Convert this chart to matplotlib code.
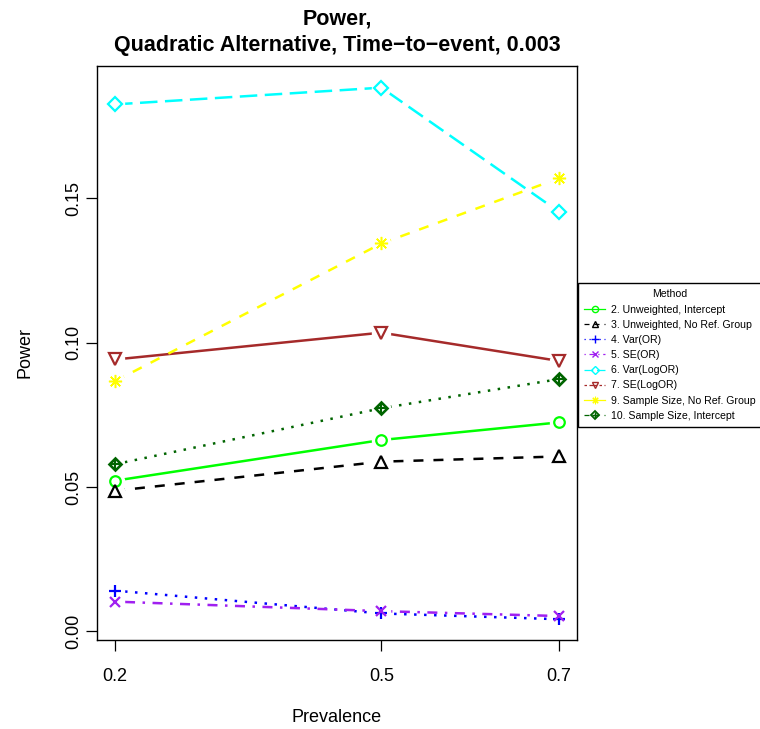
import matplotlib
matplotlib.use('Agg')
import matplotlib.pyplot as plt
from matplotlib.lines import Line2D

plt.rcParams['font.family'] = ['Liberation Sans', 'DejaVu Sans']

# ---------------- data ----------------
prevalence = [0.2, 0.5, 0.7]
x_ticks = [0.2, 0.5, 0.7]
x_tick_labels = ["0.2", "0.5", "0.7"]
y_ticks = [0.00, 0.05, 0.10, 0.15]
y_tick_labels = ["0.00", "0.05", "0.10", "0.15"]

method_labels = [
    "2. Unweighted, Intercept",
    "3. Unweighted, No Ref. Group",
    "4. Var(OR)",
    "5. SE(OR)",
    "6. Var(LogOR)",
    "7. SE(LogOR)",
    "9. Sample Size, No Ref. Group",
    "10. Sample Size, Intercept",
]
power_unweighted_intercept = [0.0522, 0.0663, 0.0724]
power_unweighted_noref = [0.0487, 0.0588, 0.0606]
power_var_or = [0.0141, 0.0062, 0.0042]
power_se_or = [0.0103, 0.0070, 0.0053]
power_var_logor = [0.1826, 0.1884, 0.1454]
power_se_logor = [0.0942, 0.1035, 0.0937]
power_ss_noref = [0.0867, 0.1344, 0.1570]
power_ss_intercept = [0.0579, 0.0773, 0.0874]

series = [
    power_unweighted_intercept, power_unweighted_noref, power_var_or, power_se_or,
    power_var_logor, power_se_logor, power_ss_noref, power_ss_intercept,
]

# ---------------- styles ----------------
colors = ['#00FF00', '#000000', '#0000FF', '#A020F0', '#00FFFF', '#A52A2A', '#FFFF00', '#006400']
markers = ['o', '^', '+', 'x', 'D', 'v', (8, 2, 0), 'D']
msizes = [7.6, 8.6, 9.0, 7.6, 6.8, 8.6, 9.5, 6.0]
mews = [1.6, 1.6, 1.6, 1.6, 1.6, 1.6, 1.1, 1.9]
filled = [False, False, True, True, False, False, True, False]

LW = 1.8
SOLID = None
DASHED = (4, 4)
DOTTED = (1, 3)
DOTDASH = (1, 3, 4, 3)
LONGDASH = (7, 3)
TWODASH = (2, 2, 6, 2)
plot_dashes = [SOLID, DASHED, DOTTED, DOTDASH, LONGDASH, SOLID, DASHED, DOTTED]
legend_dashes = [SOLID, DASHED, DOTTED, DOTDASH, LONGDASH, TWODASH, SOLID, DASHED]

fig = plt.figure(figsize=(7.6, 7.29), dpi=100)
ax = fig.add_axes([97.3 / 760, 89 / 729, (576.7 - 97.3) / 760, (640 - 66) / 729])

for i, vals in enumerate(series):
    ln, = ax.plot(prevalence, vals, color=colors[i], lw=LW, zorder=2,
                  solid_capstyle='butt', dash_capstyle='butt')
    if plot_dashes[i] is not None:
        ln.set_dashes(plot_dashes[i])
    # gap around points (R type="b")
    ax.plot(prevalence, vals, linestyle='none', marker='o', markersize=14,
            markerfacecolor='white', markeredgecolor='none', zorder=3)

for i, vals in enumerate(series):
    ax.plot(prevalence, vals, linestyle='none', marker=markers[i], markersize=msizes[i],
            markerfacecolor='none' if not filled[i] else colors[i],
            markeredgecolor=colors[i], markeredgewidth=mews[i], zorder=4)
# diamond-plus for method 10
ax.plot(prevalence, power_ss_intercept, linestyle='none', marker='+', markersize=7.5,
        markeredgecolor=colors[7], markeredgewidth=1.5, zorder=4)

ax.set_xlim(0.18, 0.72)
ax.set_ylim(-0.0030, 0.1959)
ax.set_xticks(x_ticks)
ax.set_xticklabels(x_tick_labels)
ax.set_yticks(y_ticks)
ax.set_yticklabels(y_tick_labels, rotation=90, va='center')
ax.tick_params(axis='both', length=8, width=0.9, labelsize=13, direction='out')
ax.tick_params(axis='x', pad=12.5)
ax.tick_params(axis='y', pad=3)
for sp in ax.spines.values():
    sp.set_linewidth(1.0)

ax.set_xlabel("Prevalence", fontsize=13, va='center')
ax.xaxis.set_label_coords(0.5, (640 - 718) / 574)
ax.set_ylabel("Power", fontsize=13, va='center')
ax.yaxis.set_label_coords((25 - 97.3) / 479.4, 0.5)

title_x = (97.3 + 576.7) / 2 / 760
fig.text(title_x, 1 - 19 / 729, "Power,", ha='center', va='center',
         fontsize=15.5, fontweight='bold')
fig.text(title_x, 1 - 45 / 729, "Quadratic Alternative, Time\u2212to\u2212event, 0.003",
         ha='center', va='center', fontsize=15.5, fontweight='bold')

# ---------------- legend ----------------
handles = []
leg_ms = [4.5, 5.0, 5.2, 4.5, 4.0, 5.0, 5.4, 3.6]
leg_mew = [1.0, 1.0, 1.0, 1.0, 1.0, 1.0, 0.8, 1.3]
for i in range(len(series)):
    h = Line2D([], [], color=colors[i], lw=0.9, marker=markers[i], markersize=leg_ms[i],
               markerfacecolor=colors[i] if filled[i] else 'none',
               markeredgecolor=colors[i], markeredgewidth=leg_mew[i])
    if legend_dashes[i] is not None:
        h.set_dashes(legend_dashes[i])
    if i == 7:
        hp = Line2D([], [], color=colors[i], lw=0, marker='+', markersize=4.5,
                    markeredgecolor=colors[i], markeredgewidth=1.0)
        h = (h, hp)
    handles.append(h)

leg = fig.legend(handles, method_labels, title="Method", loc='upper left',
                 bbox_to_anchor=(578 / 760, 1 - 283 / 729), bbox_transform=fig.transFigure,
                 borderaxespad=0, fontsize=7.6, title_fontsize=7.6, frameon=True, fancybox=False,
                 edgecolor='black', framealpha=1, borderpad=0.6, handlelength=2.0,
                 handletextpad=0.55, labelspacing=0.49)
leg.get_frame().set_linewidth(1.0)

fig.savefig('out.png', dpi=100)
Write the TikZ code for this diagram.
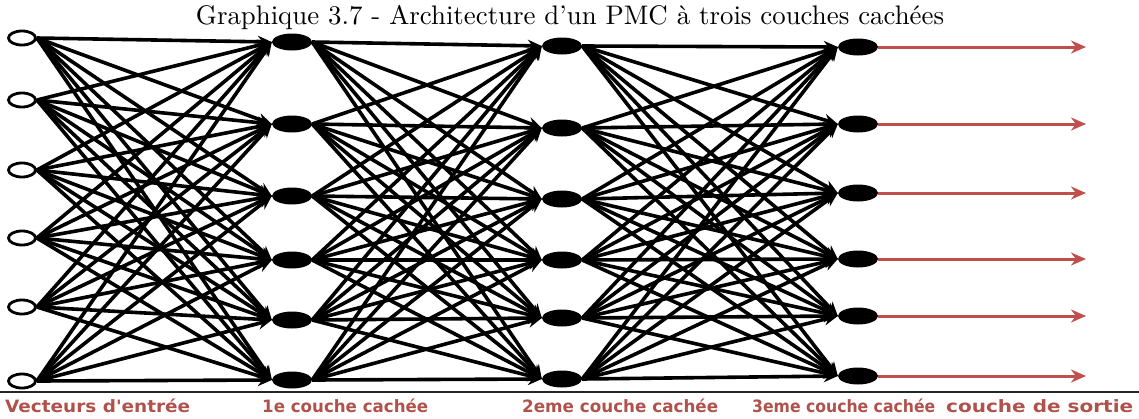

☆ ☆ ☆ ☆

> [Exercise aim] Write out the material above again, word for word, minus its pictures.

> [Task output]
Convert this chart to matplotlib code.
import matplotlib
matplotlib.use('Agg')
import matplotlib.pyplot as plt
from matplotlib.lines import Line2D

plt.rcParams['font.family'] = ['Liberation Sans', 'DejaVu Sans']

# ---------------- data ----------------
prevalence = [0.2, 0.5, 0.7]
x_ticks = [0.2, 0.5, 0.7]
x_tick_labels = ["0.2", "0.5", "0.7"]
y_ticks = [0.00, 0.05, 0.10, 0.15]
y_tick_labels = ["0.00", "0.05", "0.10", "0.15"]

method_labels = [
    "2. Unweighted, Intercept",
    "3. Unweighted, No Ref. Group",
    "4. Var(OR)",
    "5. SE(OR)",
    "6. Var(LogOR)",
    "7. SE(LogOR)",
    "9. Sample Size, No Ref. Group",
    "10. Sample Size, Intercept",
]
power_unweighted_intercept = [0.0522, 0.0663, 0.0724]
power_unweighted_noref = [0.0487, 0.0588, 0.0606]
power_var_or = [0.0141, 0.0062, 0.0042]
power_se_or = [0.0103, 0.0070, 0.0053]
power_var_logor = [0.1826, 0.1884, 0.1454]
power_se_logor = [0.0942, 0.1035, 0.0937]
power_ss_noref = [0.0867, 0.1344, 0.1570]
power_ss_intercept = [0.0579, 0.0773, 0.0874]

series = [
    power_unweighted_intercept, power_unweighted_noref, power_var_or, power_se_or,
    power_var_logor, power_se_logor, power_ss_noref, power_ss_intercept,
]

# ---------------- styles ----------------
colors = ['#00FF00', '#000000', '#0000FF', '#A020F0', '#00FFFF', '#A52A2A', '#FFFF00', '#006400']
markers = ['o', '^', '+', 'x', 'D', 'v', (8, 2, 0), 'D']
msizes = [7.6, 8.6, 9.0, 7.6, 6.8, 8.6, 9.5, 6.0]
mews = [1.6, 1.6, 1.6, 1.6, 1.6, 1.6, 1.1, 1.9]
filled = [False, False, True, True, False, False, True, False]

LW = 1.8
SOLID = None
DASHED = (4, 4)
DOTTED = (1, 3)
DOTDASH = (1, 3, 4, 3)
LONGDASH = (7, 3)
TWODASH = (2, 2, 6, 2)
plot_dashes = [SOLID, DASHED, DOTTED, DOTDASH, LONGDASH, SOLID, DASHED, DOTTED]
legend_dashes = [SOLID, DASHED, DOTTED, DOTDASH, LONGDASH, TWODASH, SOLID, DASHED]

fig = plt.figure(figsize=(7.6, 7.29), dpi=100)
ax = fig.add_axes([97.3 / 760, 89 / 729, (576.7 - 97.3) / 760, (640 - 66) / 729])

for i, vals in enumerate(series):
    ln, = ax.plot(prevalence, vals, color=colors[i], lw=LW, zorder=2,
                  solid_capstyle='butt', dash_capstyle='butt')
    if plot_dashes[i] is not None:
        ln.set_dashes(plot_dashes[i])
    # gap around points (R type="b")
    ax.plot(prevalence, vals, linestyle='none', marker='o', markersize=14,
            markerfacecolor='white', markeredgecolor='none', zorder=3)

for i, vals in enumerate(series):
    ax.plot(prevalence, vals, linestyle='none', marker=markers[i], markersize=msizes[i],
            markerfacecolor='none' if not filled[i] else colors[i],
            markeredgecolor=colors[i], markeredgewidth=mews[i], zorder=4)
# diamond-plus for method 10
ax.plot(prevalence, power_ss_intercept, linestyle='none', marker='+', markersize=7.5,
        markeredgecolor=colors[7], markeredgewidth=1.5, zorder=4)

ax.set_xlim(0.18, 0.72)
ax.set_ylim(-0.0030, 0.1959)
ax.set_xticks(x_ticks)
ax.set_xticklabels(x_tick_labels)
ax.set_yticks(y_ticks)
ax.set_yticklabels(y_tick_labels, rotation=90, va='center')
ax.tick_params(axis='both', length=8, width=0.9, labelsize=13, direction='out')
ax.tick_params(axis='x', pad=12.5)
ax.tick_params(axis='y', pad=3)
for sp in ax.spines.values():
    sp.set_linewidth(1.0)

ax.set_xlabel("Prevalence", fontsize=13, va='center')
ax.xaxis.set_label_coords(0.5, (640 - 718) / 574)
ax.set_ylabel("Power", fontsize=13, va='center')
ax.yaxis.set_label_coords((25 - 97.3) / 479.4, 0.5)

title_x = (97.3 + 576.7) / 2 / 760
fig.text(title_x, 1 - 19 / 729, "Power,", ha='center', va='center',
         fontsize=15.5, fontweight='bold')
fig.text(title_x, 1 - 45 / 729, "Quadratic Alternative, Time\u2212to\u2212event, 0.003",
         ha='center', va='center', fontsize=15.5, fontweight='bold')

# ---------------- legend ----------------
handles = []
leg_ms = [4.5, 5.0, 5.2, 4.5, 4.0, 5.0, 5.4, 3.6]
leg_mew = [1.0, 1.0, 1.0, 1.0, 1.0, 1.0, 0.8, 1.3]
for i in range(len(series)):
    h = Line2D([], [], color=colors[i], lw=0.9, marker=markers[i], markersize=leg_ms[i],
               markerfacecolor=colors[i] if filled[i] else 'none',
               markeredgecolor=colors[i], markeredgewidth=leg_mew[i])
    if legend_dashes[i] is not None:
        h.set_dashes(legend_dashes[i])
    if i == 7:
        hp = Line2D([], [], color=colors[i], lw=0, marker='+', markersize=4.5,
                    markeredgecolor=colors[i], markeredgewidth=1.0)
        h = (h, hp)
    handles.append(h)

leg = fig.legend(handles, method_labels, title="Method", loc='upper left',
                 bbox_to_anchor=(578 / 760, 1 - 283 / 729), bbox_transform=fig.transFigure,
                 borderaxespad=0, fontsize=7.6, title_fontsize=7.6, frameon=True, fancybox=False,
                 edgecolor='black', framealpha=1, borderpad=0.6, handlelength=2.0,
                 handletextpad=0.55, labelspacing=0.49)
leg.get_frame().set_linewidth(1.0)

fig.savefig('out.png', dpi=100)
Write the TikZ code for this diagram.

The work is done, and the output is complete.